> [RAW DATA]:
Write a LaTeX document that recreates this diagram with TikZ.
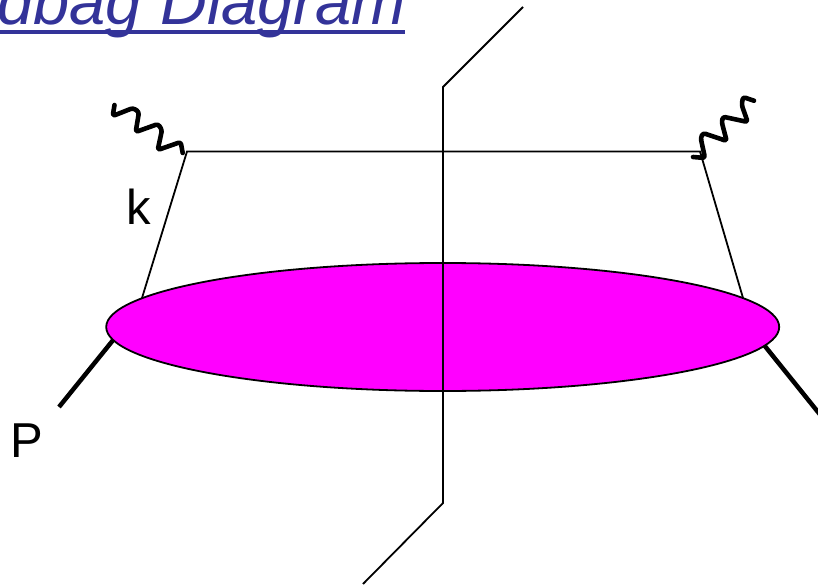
\documentclass[tikz,border=0pt]{standalone}
\usepackage{fontspec}
\usepackage{xcolor}
\usetikzlibrary{shapes.geometric}
\setmainfont{Liberation Sans}
\definecolor{titleblue}{HTML}{333399}
\definecolor{blobpink}{HTML}{FF00FF}
\tikzset{
  quark/.style={line width=1.8pt},
  proton/.style={line width=4.5pt},
  photon/.style={line width=4.6pt,line cap=round,line join=round,rounded corners=2.5pt},
  momlabel/.style={inner sep=0pt,font=\fontsize{49}{49}\selectfont}
}
\begin{document}
\begin{tikzpicture}[x=1pt,y=-1pt]
\useasboundingbox (0,0) rectangle (818,585);
\clip (0,0) rectangle (818,585);
\fill[titleblue] (-5,30) rectangle (405,34.5);
\node[anchor=base east,inner sep=0pt,text=titleblue,font=\fontsize{65}{65}\selectfont\itshape] (title) at (406,24.5) {dbag Diagram};
\coordinate (vl) at (187,151.5);
\coordinate (vr) at (700,151.5);
\coordinate (bl) at (142,298);
\coordinate (br) at (743,298);
\coordinate (pl) at (59,407);
\coordinate (pr) at (822,417);
\coordinate (cuttop) at (523,7);
\coordinate (cutup) at (443,87);
\coordinate (cutdown) at (443,503);
\coordinate (cutbot) at (363,584);
\draw[proton] (pl) -- (118,334);
\draw[proton] (pr) -- (760,340);
\draw[quark] (bl) -- (vl) -- (vr) -- (br);
\node[ellipse,draw,fill=blobpink,line width=1.8pt,minimum width=673pt,minimum height=128pt,inner sep=0pt] (blob) at (442.7,327) {};
\draw[quark] (cuttop) -- (cutup) -- (cutdown) -- (cutbot);
\draw[photon] (114.5,105) -- (112.7,116) -- (133,108) -- (139,112) -- (135.7,132) -- (158,124) -- (162,130) -- (157.7,150) -- (180.7,142) -- (182.7,153);
\draw[photon] (754,100.7) -- (743,97) -- (741.7,105) -- (747.7,122) -- (723,116.7) -- (721.7,122) -- (726.7,141) -- (703,133) -- (700.7,138) -- (705,158) -- (693,157);
\node[momlabel,anchor=base] (k) at (139,225) {k};
\node[momlabel,anchor=base] (P) at (27,457) {P};
\end{tikzpicture}
\end{document}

> [SHORT PROBLEM]: Repeat the material above word for word, please, apart from its images.

> [CORRECT OUTPUT]:
Write a LaTeX document that recreates this diagram with TikZ.
\documentclass[tikz,border=0pt]{standalone}
\usepackage{fontspec}
\usepackage{xcolor}
\usetikzlibrary{shapes.geometric}
\setmainfont{Liberation Sans}
\definecolor{titleblue}{HTML}{333399}
\definecolor{blobpink}{HTML}{FF00FF}
\tikzset{
  quark/.style={line width=1.8pt},
  proton/.style={line width=4.5pt},
  photon/.style={line width=4.6pt,line cap=round,line join=round,rounded corners=2.5pt},
  momlabel/.style={inner sep=0pt,font=\fontsize{49}{49}\selectfont}
}
\begin{document}
\begin{tikzpicture}[x=1pt,y=-1pt]
\useasboundingbox (0,0) rectangle (818,585);
\clip (0,0) rectangle (818,585);
\fill[titleblue] (-5,30) rectangle (405,34.5);
\node[anchor=base east,inner sep=0pt,text=titleblue,font=\fontsize{65}{65}\selectfont\itshape] (title) at (406,24.5) {dbag Diagram};
\coordinate (vl) at (187,151.5);
\coordinate (vr) at (700,151.5);
\coordinate (bl) at (142,298);
\coordinate (br) at (743,298);
\coordinate (pl) at (59,407);
\coordinate (pr) at (822,417);
\coordinate (cuttop) at (523,7);
\coordinate (cutup) at (443,87);
\coordinate (cutdown) at (443,503);
\coordinate (cutbot) at (363,584);
\draw[proton] (pl) -- (118,334);
\draw[proton] (pr) -- (760,340);
\draw[quark] (bl) -- (vl) -- (vr) -- (br);
\node[ellipse,draw,fill=blobpink,line width=1.8pt,minimum width=673pt,minimum height=128pt,inner sep=0pt] (blob) at (442.7,327) {};
\draw[quark] (cuttop) -- (cutup) -- (cutdown) -- (cutbot);
\draw[photon] (114.5,105) -- (112.7,116) -- (133,108) -- (139,112) -- (135.7,132) -- (158,124) -- (162,130) -- (157.7,150) -- (180.7,142) -- (182.7,153);
\draw[photon] (754,100.7) -- (743,97) -- (741.7,105) -- (747.7,122) -- (723,116.7) -- (721.7,122) -- (726.7,141) -- (703,133) -- (700.7,138) -- (705,158) -- (693,157);
\node[momlabel,anchor=base] (k) at (139,225) {k};
\node[momlabel,anchor=base] (P) at (27,457) {P};
\end{tikzpicture}
\end{document}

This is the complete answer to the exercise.